In verses 13-17 we see one of the accounts where Jesus went into the temple to demonstrate His outrage as to what they were doing in His Father’s house. We are reminded that our body is a temple in which the spirit of God resides. What allowances do we make within these temples? Do we allow for merchandising that is contrary to the things of God? This is why the Baptism of the Holy Spirit is a must in the life of all believers. What Jesus is doing here presents to us a picture of the future ministry of the Holy Spirit in our lives. We need to give access and permission to the Holy Spirit to do a similar work within us. The outrage that Jesus expressed needs to be the demeanour we exhibit in the stewardship of our temple. This event will take place again in the last week of the Lord’s earthly ministry.
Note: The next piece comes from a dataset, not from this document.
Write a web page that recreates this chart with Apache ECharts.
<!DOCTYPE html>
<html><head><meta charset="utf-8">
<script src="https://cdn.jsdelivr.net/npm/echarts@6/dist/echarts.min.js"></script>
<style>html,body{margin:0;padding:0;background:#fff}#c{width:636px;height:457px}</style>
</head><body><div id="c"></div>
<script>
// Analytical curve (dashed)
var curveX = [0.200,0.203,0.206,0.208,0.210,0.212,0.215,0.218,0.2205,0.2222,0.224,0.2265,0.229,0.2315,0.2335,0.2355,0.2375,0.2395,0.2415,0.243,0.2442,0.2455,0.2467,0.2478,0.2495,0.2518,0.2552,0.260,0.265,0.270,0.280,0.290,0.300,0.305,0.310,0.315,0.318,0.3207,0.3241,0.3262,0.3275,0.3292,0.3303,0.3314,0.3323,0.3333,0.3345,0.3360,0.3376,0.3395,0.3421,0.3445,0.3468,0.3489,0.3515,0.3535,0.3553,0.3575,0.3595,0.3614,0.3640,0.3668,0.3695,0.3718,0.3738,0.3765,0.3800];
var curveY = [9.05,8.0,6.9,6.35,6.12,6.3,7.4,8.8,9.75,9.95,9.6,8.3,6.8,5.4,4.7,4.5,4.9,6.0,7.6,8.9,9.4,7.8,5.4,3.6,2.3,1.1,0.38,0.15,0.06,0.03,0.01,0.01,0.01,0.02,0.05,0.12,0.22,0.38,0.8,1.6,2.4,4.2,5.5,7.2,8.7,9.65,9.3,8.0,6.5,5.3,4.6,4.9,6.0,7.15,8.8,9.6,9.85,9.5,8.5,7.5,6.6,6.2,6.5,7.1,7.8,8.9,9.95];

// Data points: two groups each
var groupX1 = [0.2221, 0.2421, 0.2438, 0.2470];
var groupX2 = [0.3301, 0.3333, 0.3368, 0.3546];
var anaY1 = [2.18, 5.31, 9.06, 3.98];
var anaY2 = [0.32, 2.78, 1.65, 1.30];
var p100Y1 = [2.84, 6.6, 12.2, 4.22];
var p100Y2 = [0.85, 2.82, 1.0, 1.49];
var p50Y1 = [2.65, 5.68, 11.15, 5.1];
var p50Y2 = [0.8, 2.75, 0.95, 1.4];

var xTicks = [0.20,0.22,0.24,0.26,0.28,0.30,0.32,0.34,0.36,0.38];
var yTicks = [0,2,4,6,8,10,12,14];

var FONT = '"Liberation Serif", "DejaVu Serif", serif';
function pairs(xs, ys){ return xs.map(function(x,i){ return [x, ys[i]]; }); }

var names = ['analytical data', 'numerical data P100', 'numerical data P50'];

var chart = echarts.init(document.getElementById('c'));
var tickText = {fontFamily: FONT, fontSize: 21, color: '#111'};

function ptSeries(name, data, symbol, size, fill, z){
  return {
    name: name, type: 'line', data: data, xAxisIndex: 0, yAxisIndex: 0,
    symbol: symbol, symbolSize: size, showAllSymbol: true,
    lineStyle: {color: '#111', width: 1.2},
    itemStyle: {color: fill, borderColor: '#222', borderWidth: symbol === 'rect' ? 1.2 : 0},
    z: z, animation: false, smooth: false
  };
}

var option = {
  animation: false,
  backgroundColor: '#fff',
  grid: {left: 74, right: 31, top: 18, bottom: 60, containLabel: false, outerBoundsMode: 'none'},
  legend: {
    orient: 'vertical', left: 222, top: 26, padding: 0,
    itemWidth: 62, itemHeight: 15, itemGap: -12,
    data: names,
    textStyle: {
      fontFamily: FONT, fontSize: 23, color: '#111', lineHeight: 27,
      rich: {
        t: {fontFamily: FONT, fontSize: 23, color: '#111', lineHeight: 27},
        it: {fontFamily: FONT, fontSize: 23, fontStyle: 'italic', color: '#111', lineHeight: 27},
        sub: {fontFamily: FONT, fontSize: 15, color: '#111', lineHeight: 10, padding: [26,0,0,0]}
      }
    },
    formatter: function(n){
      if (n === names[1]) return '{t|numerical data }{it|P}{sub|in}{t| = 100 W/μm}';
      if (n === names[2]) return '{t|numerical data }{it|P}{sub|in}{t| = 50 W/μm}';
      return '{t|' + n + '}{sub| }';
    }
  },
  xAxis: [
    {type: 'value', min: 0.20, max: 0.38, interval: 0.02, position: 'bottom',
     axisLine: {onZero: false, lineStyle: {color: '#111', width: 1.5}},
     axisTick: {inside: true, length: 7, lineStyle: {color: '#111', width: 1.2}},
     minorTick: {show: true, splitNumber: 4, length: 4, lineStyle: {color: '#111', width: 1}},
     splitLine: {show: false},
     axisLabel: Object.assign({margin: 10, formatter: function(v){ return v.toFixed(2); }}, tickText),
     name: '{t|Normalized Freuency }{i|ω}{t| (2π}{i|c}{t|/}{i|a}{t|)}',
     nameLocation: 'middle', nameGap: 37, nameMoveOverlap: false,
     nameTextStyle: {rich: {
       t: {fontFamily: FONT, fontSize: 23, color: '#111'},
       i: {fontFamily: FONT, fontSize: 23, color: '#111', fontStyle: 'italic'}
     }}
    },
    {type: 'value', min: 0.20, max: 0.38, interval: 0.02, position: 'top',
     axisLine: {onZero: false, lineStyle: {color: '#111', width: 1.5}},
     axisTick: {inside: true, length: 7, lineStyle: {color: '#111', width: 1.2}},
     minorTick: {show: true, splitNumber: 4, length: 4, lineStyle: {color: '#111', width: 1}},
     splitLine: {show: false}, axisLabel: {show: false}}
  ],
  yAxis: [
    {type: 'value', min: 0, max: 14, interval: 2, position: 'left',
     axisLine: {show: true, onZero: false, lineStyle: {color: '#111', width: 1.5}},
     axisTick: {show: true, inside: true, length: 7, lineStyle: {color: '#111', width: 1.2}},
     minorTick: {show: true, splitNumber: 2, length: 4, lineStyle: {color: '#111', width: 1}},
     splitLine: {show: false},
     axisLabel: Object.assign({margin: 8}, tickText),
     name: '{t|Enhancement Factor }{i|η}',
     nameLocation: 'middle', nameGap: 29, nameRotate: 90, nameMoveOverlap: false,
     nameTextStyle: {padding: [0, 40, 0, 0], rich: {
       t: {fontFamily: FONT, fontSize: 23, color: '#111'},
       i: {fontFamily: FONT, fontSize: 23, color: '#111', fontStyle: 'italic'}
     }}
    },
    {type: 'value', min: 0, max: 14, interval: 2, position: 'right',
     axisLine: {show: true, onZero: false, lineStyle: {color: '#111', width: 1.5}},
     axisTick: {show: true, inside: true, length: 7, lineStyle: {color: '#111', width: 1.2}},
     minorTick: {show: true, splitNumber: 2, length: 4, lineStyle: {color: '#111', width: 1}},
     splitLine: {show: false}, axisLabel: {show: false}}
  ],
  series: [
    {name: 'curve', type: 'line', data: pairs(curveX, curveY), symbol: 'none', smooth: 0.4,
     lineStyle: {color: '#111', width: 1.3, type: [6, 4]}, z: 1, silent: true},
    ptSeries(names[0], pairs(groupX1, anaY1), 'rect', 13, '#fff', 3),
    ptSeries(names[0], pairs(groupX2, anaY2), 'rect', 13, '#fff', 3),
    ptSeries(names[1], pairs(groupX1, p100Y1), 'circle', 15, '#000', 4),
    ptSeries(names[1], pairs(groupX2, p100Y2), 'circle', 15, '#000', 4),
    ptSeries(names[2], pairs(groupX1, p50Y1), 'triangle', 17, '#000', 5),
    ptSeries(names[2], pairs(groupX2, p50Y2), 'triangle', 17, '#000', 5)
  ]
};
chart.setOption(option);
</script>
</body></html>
The people then asked Jesus for a sign in regard to the things that He was doing. The Lord then turns the attention once again to the temple. He makes a statement about Himself when He says “Destroy this temple, and in three days I will raise it up” (vs 19). There are two vivid points that the Lord was making to the people with this statement. First, He was referring to Himself regarding His death and resurrection. Second, He was referring back to the temple and what He had just done. The temple the Jews were thinking of was the physical building but Jesus was speaking of the temple of the body. This did not make much sense to them at the time but it would later after Jesus would rise from the dead. It would make even more sense when the Apostle Paul speaks to our body as being the temple of the Holy Spirit (1 Cor 6:19). John 2 has many messages but it is an introduction to miracles, to the fact that the best is reserved for the last which will all be accomplished by the Holy Spirit, who would be given in His fullness after Jesus ascends and takes His place upon the throne.